Congrats! That's some good catchin' in 2 hours. Hope you get the pic of the biggun' to post


----------



## Captain Ahab (May 11, 2008)

Nice - that lake has some real pigs - I grew up about a mile from there and rowed around that lake all summer, every summer catching Bass, Pickerel White and Yellow perch etc.


----------



## BLK fisher (May 11, 2008)

Esquired, My biggest out of there is 8lbs 4 oz. I am trying to get the new NJ record one day out of there but wil see.


----------



## shamoo (May 11, 2008)

Sounds like a nice bass, my buddy lives on Bells lake, fished it a couple times with him and had good success, evening seems to work the best for us.


----------



## slim357 (May 11, 2008)

Nice report, if you want you can send me the pics and ill try to resize them for you


----------



## Jim (May 11, 2008)

BLK fisher said:


> Well I decided to go to my home lake after a bad outing at my last FOM tournament and try to redeem myself I decided to run over to the dam. The weather was overcast so on my way I was just chunkin and winding a rattletrap and picked up a small crappie.
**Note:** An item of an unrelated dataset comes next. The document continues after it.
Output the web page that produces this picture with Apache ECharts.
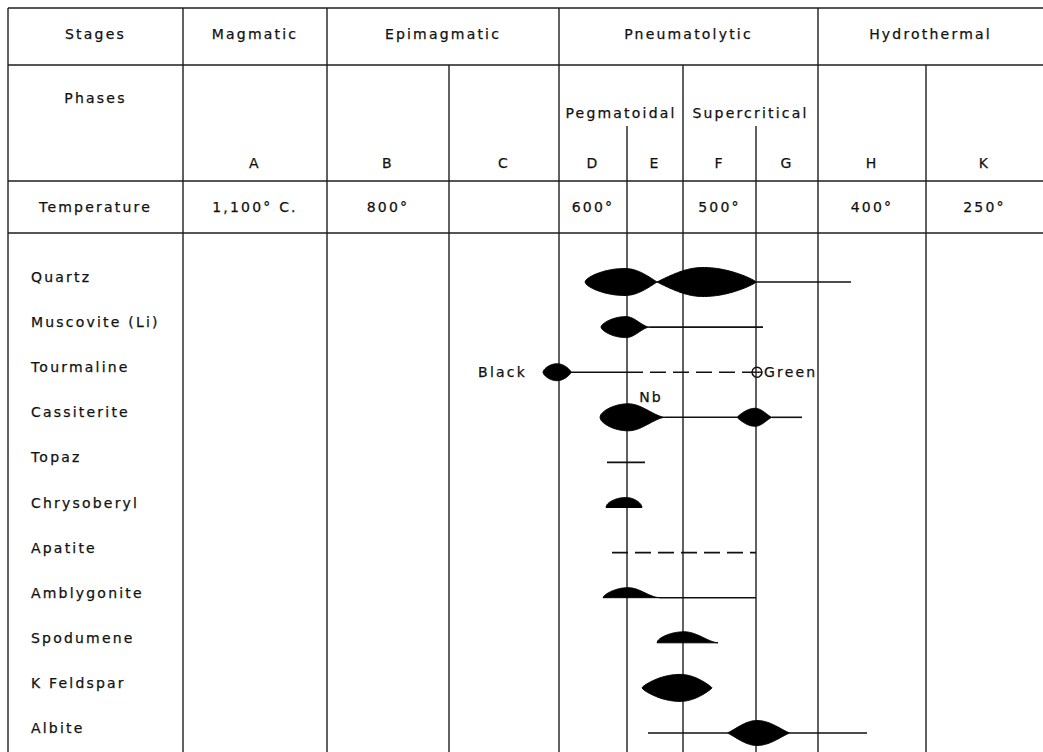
<!DOCTYPE html>
<html>
<head>
<meta charset="utf-8">
<script src="https://cdn.jsdelivr.net/npm/echarts/dist/echarts.min.js"></script>
<style>
html,body{margin:0;padding:0;background:#ffffff;}
#chart{width:1043px;height:752px;}
#chart svg text{letter-spacing:2.2px;}
</style>
</head>
<body>
<div id="chart"></div>
<script>
// ---------------- data ----------------
const rowHeaders = ['Stages', 'Phases', 'Temperature'];
const stages = ['Magmatic', 'Epimagmatic', 'Pneumatolytic', 'Hydrothermal'];
const stageSpans = [[1, 2], [2, 4], [4, 8], [8, 10]];          // column-edge index ranges
const subStages = ['Pegmatoidal', 'Supercritical'];
const subStageSpans = [[4, 6], [6, 8]];
const phases = ['A', 'B', 'C', 'D', 'E', 'F', 'G', 'H', 'K'];
const temperatures = ['1,100° C.', '800°', '', '600°', '', '500°', '', '400°', '250°'];
const colEdges = [8, 183, 327, 449, 559, 627, 683, 756, 818, 926, 1043];

const minerals = ['Quartz', 'Muscovite (Li)', 'Tourmaline', 'Cassiterite', 'Topaz', 'Chrysoberyl',
  'Apatite', 'Amblygonite', 'Spodumene', 'K Feldspar', 'Albite'];

// lenses: [mineral row, start, peak, end, thickness]
const lenses = [
  [0, 585, 625, 657, 13.5],
  [0, 657, 703, 756, 14.5],
  [1, 601, 626, 650, 10.5],
  [2, 543, 557, 571, 8.5],
  [3, 600, 628, 665, 13.5],
  [3, 737, 755, 772, 9],
  [9, 642, 680, 712, 13.5],
  [10, 727, 757, 790, 12.5]
];
// one-sided lenses (domes): [mineral row, start, peak, end, thickness]
const domes = [
  [5, 606, 626, 642, 10],
  [7, 603, 628, 660, 10],
  [8, 657, 684, 718, 11]
];
// continuous occurrence: [mineral row, start, end]
const solidRanges = [
  [0, 756, 851], [1, 650, 763], [2, 571, 627], [3, 665, 737], [3, 772, 802],
  [4, 607, 645], [7, 660, 756], [10, 648, 727], [10, 790, 867]
];
// uncertain occurrence: [mineral row, start, end]
const dashedRanges = [[2, 627, 752], [6, 612, 756]];
// open marks: [mineral row, position]
const openMarks = [[2, 757]];
// notes: [mineral row, text, position]
const notes = [[2, 'Black', 527], [2, 'Green', 764], [3, 'Nb', 651]];

// ---------------- layout / style ----------------
const W = 1043, H = 752;
const FONT = '14px "DejaVu Sans"';
const INK = '#111111';
const ruleYs = [8, 65, 181, 233];
const edgeTops = [8, 8, 8, 65, 8, 126, 65, 126, 8, 65];
const firstRow = 282, rowStep = 45.1;
function rowY(i) { return firstRow + i * rowStep; }
function mid(a, b) { return (colEdges[a] + colEdges[b]) / 2; }
// side taper exponents (left, right) for the outline of each lens / dome
const lensTaper = [[0.6, 1.0], [1.0, 0.8], [0.6, 1.8], [0.6, 0.7], [0.55, 1.6], [0.9, 1.3], [0.75, 0.85], [1.2, 1.2]];
const domeTaper = [[0.5, 0.55], [0.65, 1.8], [0.55, 1.6]];

// table rules
const tableLines = [];
ruleYs.forEach(y => tableLines.push([colEdges[0], y, W, y]));
edgeTops.forEach((t, i) => tableLines.push([colEdges[i], t, colEdges[i], H]));

// texts
const texts = [];
texts.push({ x: mid(0, 1), y: 34, t: rowHeaders[0], a: 'center' });
texts.push({ x: mid(0, 1), y: 98, t: rowHeaders[1], a: 'center' });
texts.push({ x: mid(0, 1), y: 207, t: rowHeaders[2], a: 'center' });
stages.forEach((s, i) => texts.push({ x: mid(stageSpans[i][0], stageSpans[i][1]), y: 34, t: s, a: 'center' }));
subStages.forEach((s, i) => texts.push({ x: mid(subStageSpans[i][0], subStageSpans[i][1]), y: 113, t: s, a: 'center' }));
phases.forEach((p, i) => texts.push({ x: mid(i + 1, i + 2), y: 163, t: p, a: 'center' }));
temperatures.forEach((p, i) => { if (p) texts.push({ x: mid(i + 1, i + 2), y: 207, t: p, a: 'center' }); });
minerals.forEach((m, i) => texts.push({ x: 31, y: rowY(i) - 5, t: m, a: 'left' }));
const noteAlign = { Black: 'right', Green: 'left', Nb: 'center' };
const noteDy = { Black: 0, Green: 0, Nb: -20 };
notes.forEach(n => texts.push({ x: n[2], y: rowY(n[0]) + noteDy[n[1]], t: n[1], a: noteAlign[n[1]] }));

function shapePoints(d, dome, taper) {
  const row = d[0], x0 = d[1], xp = d[2], x1 = d[3], h = d[4];
  const yc = rowY(row), N = 36, up = [];
  const kl = taper[0], kr = taper[1];
  for (let k = 0; k <= N; k++) {
    const t = k / N;
    up.push([x0 + (xp - x0) * t, yc - h * Math.pow(Math.sin(t * Math.PI / 2), kl)]);
  }
  for (let k = 1; k <= N; k++) {
    const t = k / N;
    up.push([xp + (x1 - xp) * t, yc - h * Math.pow(Math.cos(t * Math.PI / 2), kr)]);
  }
  let lo;
  if (dome) lo = [[x1, yc], [x0, yc]];
  else lo = up.slice().reverse().map(p => [p[0], 2 * yc - p[1]]);
  return up.concat(lo);
}

const chart = echarts.init(document.getElementById('chart'), null, { renderer: 'svg' });
chart.setOption({
  animation: false,
  backgroundColor: '#ffffff',
  grid: { left: 0, right: 0, top: 0, bottom: 0 },
  xAxis: { type: 'value', min: 0, max: W, show: false },
  yAxis: { type: 'value', min: 0, max: H, inverse: true, show: false },
  series: [
    {
      type: 'custom', name: 'table', silent: true,
      data: tableLines,
      renderItem: (params, api) => {
        const a = api.coord([api.value(0), api.value(1)]);
        const b = api.coord([api.value(2), api.value(3)]);
        return { type: 'line', shape: { x1: a[0], y1: a[1], x2: b[0], y2: b[1] },
          style: { stroke: '#1e1e1e', lineWidth: 1.4 } };
      }
    },
    {
      type: 'custom', name: 'solid', silent: true,
      data: solidRanges,
      renderItem: (params, api) => {
        const d = solidRanges[params.dataIndex];
        const a = api.coord([d[1], rowY(d[0])]);
        const b = api.coord([d[2], rowY(d[0])]);
        return { type: 'line', shape: { x1: a[0], y1: a[1], x2: b[0], y2: b[1] },
          style: { stroke: INK, lineWidth: 1.6 } };
      }
    },
    {
      type: 'custom', name: 'dashed', silent: true,
      data: dashedRanges,
      renderItem: (params, api) => {
        const d = dashedRanges[params.dataIndex];
        const a = api.coord([d[1], rowY(d[0])]);
        const b = api.coord([d[2], rowY(d[0])]);
        return { type: 'line', shape: { x1: a[0], y1: a[1], x2: b[0], y2: b[1] },
          style: { stroke: INK, lineWidth: 1.6, lineDash: [16, 7] } };
      }
    },
    {
      type: 'custom', name: 'lenses', silent: true,
      data: lenses,
      renderItem: (params, api) => {
        const i = params.dataIndex;
        const pts = shapePoints(lenses[i], false, lensTaper[i]).map(p => api.coord(p));
        return { type: 'polygon', shape: { points: pts }, style: { fill: '#000', stroke: '#000', lineWidth: 1 } };
      }
    },
    {
      type: 'custom', name: 'domes', silent: true,
      data: domes,
      renderItem: (params, api) => {
        const i = params.dataIndex;
        const pts = shapePoints(domes[i], true, domeTaper[i]).map(p => api.coord(p));
        return { type: 'polygon', shape: { points: pts }, style: { fill: '#000', stroke: '#000', lineWidth: 1 } };
      }
    },
    {
      type: 'custom', name: 'open', silent: true,
      data: openMarks,
      renderItem: (params, api) => {
        const d = openMarks[params.dataIndex];
        const c = api.coord([d[1], rowY(d[0])]);
        return { type: 'group', children: [
          { type: 'circle', shape: { cx: c[0], cy: c[1], r: 5 }, style: { fill: 'none', stroke: INK, lineWidth: 1.5 } },
          { type: 'line', shape: { x1: c[0] - 5, y1: c[1], x2: c[0] + 5, y2: c[1] }, style: { stroke: INK, lineWidth: 1.4 } }
        ] };
      }
    },
    {
      type: 'custom', name: 'texts', silent: true,
      data: texts.map(t => [t.x, t.y]),
      renderItem: (params, api) => {
        const t = texts[params.dataIndex];
        const p = api.coord([t.x, t.y]);
        return { type: 'text', x: p[0], y: p[1],
          style: { text: t.t, font: FONT, fill: INK, stroke: INK, lineWidth: 0.25, align: t.a, verticalAlign: 'middle' } };
      }
    }
  ]
});
</script>
</body>
</html>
Got to the dam and piched a jig for a bit and picked up a nice 2 lber. After that I worked that whole bank with the jig and nothing. Got to the end of a wooden retaing wall and decided to parallel with a manns -1 and picked up another 2 lber. After that I moved off the bank to the ledge of about 2 foot that drops into 7 foor and changed up to a strike king sexy shad series 3. Second cast the rod loaded up, I knew I had a good fish and then it jumped. She ended up going 6 1/2 lbs. After that called it a day. Only went out from 8-10 so I was happy with that.
> 
> I tried to post pictures but it keeps telling me the file size is to big. The picture is 577kb.



Good job man!

Send me the pic and I can resize it for you [email protected] 800x is as wide as it can be, and 150k in size.


----------



## BLK fisher (May 11, 2008)

Thanks to Jim, I can post the pictures.


----------



## BLK fisher (May 11, 2008)

Had to dig threw my pictures but here is my biggest out of Bells.


----------



## Jim (May 11, 2008)

Both are pigs! =D> 

Sexy shad did her in! :beer:


----------



## shamoo (May 11, 2008)

Nice BLK fisher, very nice.


----------



## BLK fisher (May 12, 2008)

Thanks guys. I am a crankbait junky. I love throwing them and do well with them. That actually was the first time I threw the sexy shad, I just picked it up at BPS last week. Strike king makes a awesome crankbait. I own alot of different brands and by far they are the top.


----------



## slim357 (May 12, 2008)

Man those are some pigs, I haven't had much luck with the strike kings, Ive been using the 4 and 5 series tho, might have to pick up a 3


----------



## mtnman (May 12, 2008)

Very nice fish. Congrats!!!! Every time I throw a crank bait around here the river or lake likes it to much and takes them from me. Theres way to many rocks and other snags for deep running lures around here. Thats why I usually use suspending and floating lures in the waters here! I do get brave on occation though but it usually ends up costing me money. Once again nice job dude!


----------



## little anth (May 16, 2008)

wow nice fatty


----------